Hun-Ahpu ile Xbalanque silahlarını da alıp yollara düştüler. Molay adı verilen kuşların arasından geçtiler, bataklık nehrini, Xibalba'nın Efendilerinin tuzağa düşeceklerini sandıkları kan nehrini ayaklarını suya değdirmeden geçtiler. Sonrasında siyah, beyaz, kırmızı ve yeşil dört yolun kesiştiği bir kavşağa geldiler. Kavşakta Xan adındaki sineği gönderdiler istedikleri bilgiyi toplaması için. Siyah yola, ağaçtan adamlara doğru uçtu sinek. Türlü takılarla süslenmiş bu adamlar ilk sırada oturuyordu. Üç adamı da teker teker ısırdı sinek. İlk ikisi hiç sesini çıkarmadı ama üçüncüsü; Hun-Came sinek ısırınca bağırdı. Sonra sırasıyla 4., 5. ve 6., 7., 8., 9. ve 10. adam sinek ısırığıyla bağırdı. Bu şekilde her biri adını söyleyerek kendilerini ele vermiş oldular.



Ardından Hun-Ahpu ile Xbalanque yola koyuldular ve Xibalba'nın Efendileri'nin yanına ulaştılar. "Oturan Efendiyi selamlayın" dedi içlerinden biri onları kandırmak için. "Efendi değil o, tahta bir figür yalnızca" dedi çocuklar. Sonra sırayla onları isimlerini söyleyerek selamlamaya başladılar. Sıcak bir taş göstererek oraya oturmalarını istedi efendiler, ama çocuklar orasının sıcak olduğunu söylediler. Efendiler onları kandıramadı. "Evinize gidin hadi" dedi efendiler. Böylece çocuklar Karanlık Eve girdi. (Not: Burada inisiyasyon öncesi efendilerin dikkatini nasıl çektikleri açıklanıyor gibi... Karanlık Ev, mağara ve benzeri figürler zaten çoğu kültürde inisiye edilen yeri anlatır. Zaten hikayenin devamında da bunun sınavlar dizisinin başlangıcı olduğu açık.)

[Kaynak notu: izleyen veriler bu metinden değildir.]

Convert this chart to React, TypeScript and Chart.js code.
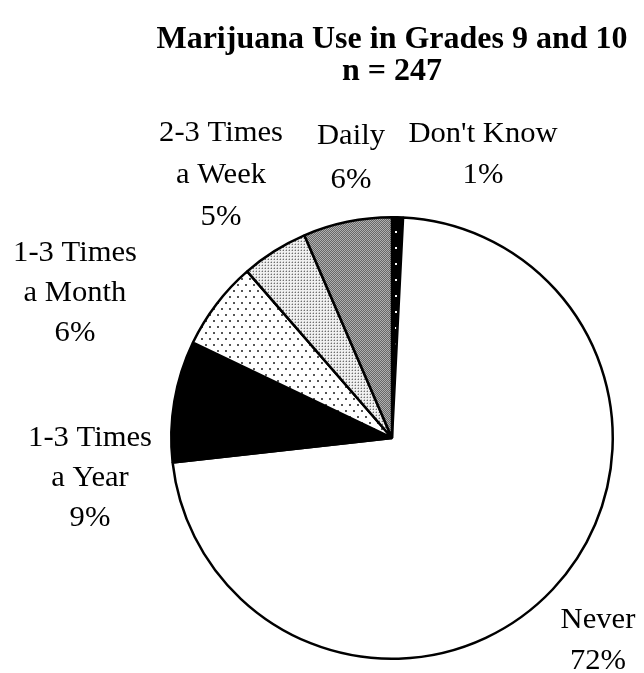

Xibalba'nın ilk sınavıydı bu ev. Eve girer girmez onların yenileceğini düşünüyordu Xibalba'nın efendileri. Hun-Ahpu ve Xbalanque eve girer girmez çıra ve sigaralar verildi kendilerine. Ertesi gün sigaralarla birlikte çıraları aldıkları gibi geri getirmeleri istendi kendilerinden. Çocuklar çıraların ucuna kırmızı papağan tüyü, sigaraların ucuna da ateşböceği koyarak gece bekçilerini onları yaktıklarına ikna ettiler. Gece bekçileri de onların tuzağa düştüklerini düşünüyordu.Gidip efendilere haber verdiler. Efendiler "Nasıl böyle bir şey yapabilirler? Nereden gelmiş bunlar? Başımıza dert açıyorlar. Yaptıkları hiç de iyi değil bizim için. Yüzleri bir değişik, davranışları çok farklı" dediler. Sonra Hun-Ahpu ile Xbalanque'yi çağırdılar. "Haydi top oynayalım" dediler. Bir yandan da efendilerden bazıları onlara nereden geldiklerini sordular. Çocuklar sorulara cevap verdiler; "Nereden geldiğimizi kim bilir? Biz bilmiyoruz" dediler. 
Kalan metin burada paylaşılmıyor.